* **Given information**:
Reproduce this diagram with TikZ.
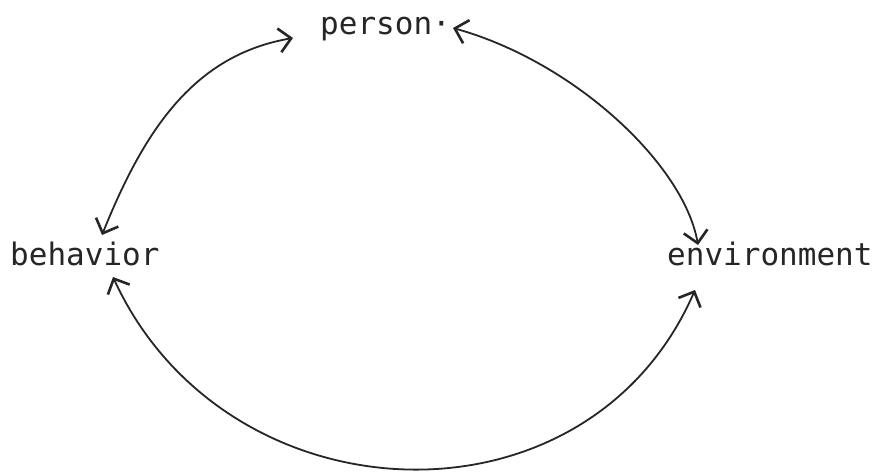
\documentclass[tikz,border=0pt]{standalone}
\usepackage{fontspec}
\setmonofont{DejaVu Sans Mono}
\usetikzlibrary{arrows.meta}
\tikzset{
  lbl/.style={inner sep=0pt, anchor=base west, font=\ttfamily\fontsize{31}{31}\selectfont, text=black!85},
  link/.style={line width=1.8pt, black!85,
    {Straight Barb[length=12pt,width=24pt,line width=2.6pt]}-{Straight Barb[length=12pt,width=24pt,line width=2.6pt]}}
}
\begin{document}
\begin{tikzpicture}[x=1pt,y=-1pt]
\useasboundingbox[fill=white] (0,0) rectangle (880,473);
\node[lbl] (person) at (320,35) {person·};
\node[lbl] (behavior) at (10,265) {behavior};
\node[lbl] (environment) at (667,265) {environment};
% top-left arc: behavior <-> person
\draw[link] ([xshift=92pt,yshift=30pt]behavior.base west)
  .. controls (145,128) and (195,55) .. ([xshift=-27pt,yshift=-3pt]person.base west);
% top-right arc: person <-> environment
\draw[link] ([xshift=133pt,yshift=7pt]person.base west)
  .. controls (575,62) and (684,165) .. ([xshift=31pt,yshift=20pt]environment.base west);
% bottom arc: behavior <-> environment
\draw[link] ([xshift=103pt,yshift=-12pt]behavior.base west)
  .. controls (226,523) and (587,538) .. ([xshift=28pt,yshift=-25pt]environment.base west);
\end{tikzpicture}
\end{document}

* **What is needed**: Print the whole listing above once more, word for word, without its pictures.

* **Exercise output**:
Reproduce this diagram with TikZ.
\documentclass[tikz,border=0pt]{standalone}
\usepackage{fontspec}
\setmonofont{DejaVu Sans Mono}
\usetikzlibrary{arrows.meta}
\tikzset{
  lbl/.style={inner sep=0pt, anchor=base west, font=\ttfamily\fontsize{31}{31}\selectfont, text=black!85},
  link/.style={line width=1.8pt, black!85,
    {Straight Barb[length=12pt,width=24pt,line width=2.6pt]}-{Straight Barb[length=12pt,width=24pt,line width=2.6pt]}}
}
\begin{document}
\begin{tikzpicture}[x=1pt,y=-1pt]
\useasboundingbox[fill=white] (0,0) rectangle (880,473);
\node[lbl] (person) at (320,35) {person·};
\node[lbl] (behavior) at (10,265) {behavior};
\node[lbl] (environment) at (667,265) {environment};
% top-left arc: behavior <-> person
\draw[link] ([xshift=92pt,yshift=30pt]behavior.base west)
  .. controls (145,128) and (195,55) .. ([xshift=-27pt,yshift=-3pt]person.base west);
% top-right arc: person <-> environment
\draw[link] ([xshift=133pt,yshift=7pt]person.base west)
  .. controls (575,62) and (684,165) .. ([xshift=31pt,yshift=20pt]environment.base west);
% bottom arc: behavior <-> environment
\draw[link] ([xshift=103pt,yshift=-12pt]behavior.base west)
  .. controls (226,523) and (587,538) .. ([xshift=28pt,yshift=-25pt]environment.base west);
\end{tikzpicture}
\end{document}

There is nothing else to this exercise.